2020 has put race relations between Whites and Blacks back decades. I predict that Whites will associate with Blacks only when legally required, lest they unintentionally say something “wrong” and lose their job, etc.
Wellington says
I think, James, that the real rot of our times respecting worse race relations began with Obama. He stoked the flames of racism time and time again, whether about Trayvon Martin, the Professor Gates tempest-in-a-teapot incident, the Ferguson/Michael Brown/Officer Wilson situation, calling central Pennsylvanians people who cling to their guns and their religion (thin code for white people), etc. Race relations were better, not great of course but better, before Obama became President and then things really started gong down hill. The ever increasing amount of Leftism taught in our educational system has also done a lot of damage, and getting worse by the year.
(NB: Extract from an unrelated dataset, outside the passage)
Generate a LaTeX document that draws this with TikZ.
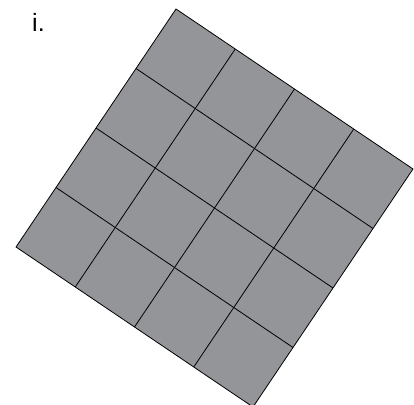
\documentclass[tikz,border=0pt]{standalone}
\usepackage{fontspec}
\setmainfont{Liberation Sans}
\usetikzlibrary{calc}
\definecolor{tilegray}{RGB}{147,149,152}
\begin{document}
\begin{tikzpicture}[x=1pt,y=-1pt,gridline/.style={draw=black,line width=0.8pt,line join=miter}]
\useasboundingbox (0,0) rectangle (414,404);
\coordinate (T) at (176,9);
\coordinate (R) at (413,169);
\coordinate (L) at (16,247);
\coordinate (B) at (253,407);
\begin{scope}
\clip (0,0) rectangle (414,404);
\fill[tilegray] (T) -- (R) -- (B) -- (L) -- cycle;
\foreach \k in {1,2,3}{
  \draw[gridline] ($(T)!\k/4!(R)$) -- ($(L)!\k/4!(B)$);
  \draw[gridline] ($(T)!\k/4!(L)$) -- ($(R)!\k/4!(B)$);
}
\draw[gridline] (T) -- (R) -- (B) -- (L) -- cycle;
\end{scope}
\node[anchor=base west,inner sep=0pt,font=\fontsize{25}{28}\selectfont] (lbl) at (32,31) {i.};
\end{tikzpicture}
\end{document}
I still watch the Dean Martin Roasts that aired from around 1974 to 1984 and were terribly funny, without profanity and everyone was made fun of—Italians, Puerto Ricans, Jews, blacks, Irish, Asians, etc. Someone like Don Rickles couldn’t function in today’s super sensitive society. Damn shame. And those comedians back then like Rickles, Foster Brooks, Dean Martin himself, etc. were far more talented comedians than what passes for comedy today, which is often loaded with pc/mc, leftist didacticism. Just look at how late-night comedy has been ruined by the mediocrities spouting pc garbage and Trump hatred. They’re all pale imitations of the master of late-night comedy, Johnny Carson, whose political views to this day I still don’t know.
BTW, thanks for the clip.
Larry says
Wellington Wilson was not a thug because of his opinions on blacks but rather his opinions on the Federal Reserve Act which returned all to slavery!
Wellington says
An interesting “perspective,” Larry.
Marttheman says
I think Antifa is a misnomer, cannot we just call them Fa, because that is what they really are.
SAFI says
Today everyone and their mom seems to despise Woodrow Wilson for one reason or anoter. Racism is perhaps the reason most often cited by people who hate him, especially by leftist SJW types, but I’ve seen people all over the political spectrum attacking him for different reasons.
Conservatives for example most often hate him for entering WWI (after he promised he wouldn’t) , while libertarians hate him for creating the Federal Reserve. Communists on the other hand hate him for being anti-communist and intervening in the Russian Civil War against the Bolsheviks and so on… I’m guessing he doesn’t have many fans, excpept maybe in Academia or amongst Europeans…
gravenimage says
SAFI, Woodrow Wilson winds up in the top ten presidents in most polls:
https://en.wikipedia.org/wiki/Historical_rankings_of_presidents_of_the_United_States
Larry says
BS about the top ten. We have lost our freedoms to the tax and spend thugs of which he was a member!
gravenimage says
I didn’t say I necessarily regard him as such–just that many Americans do.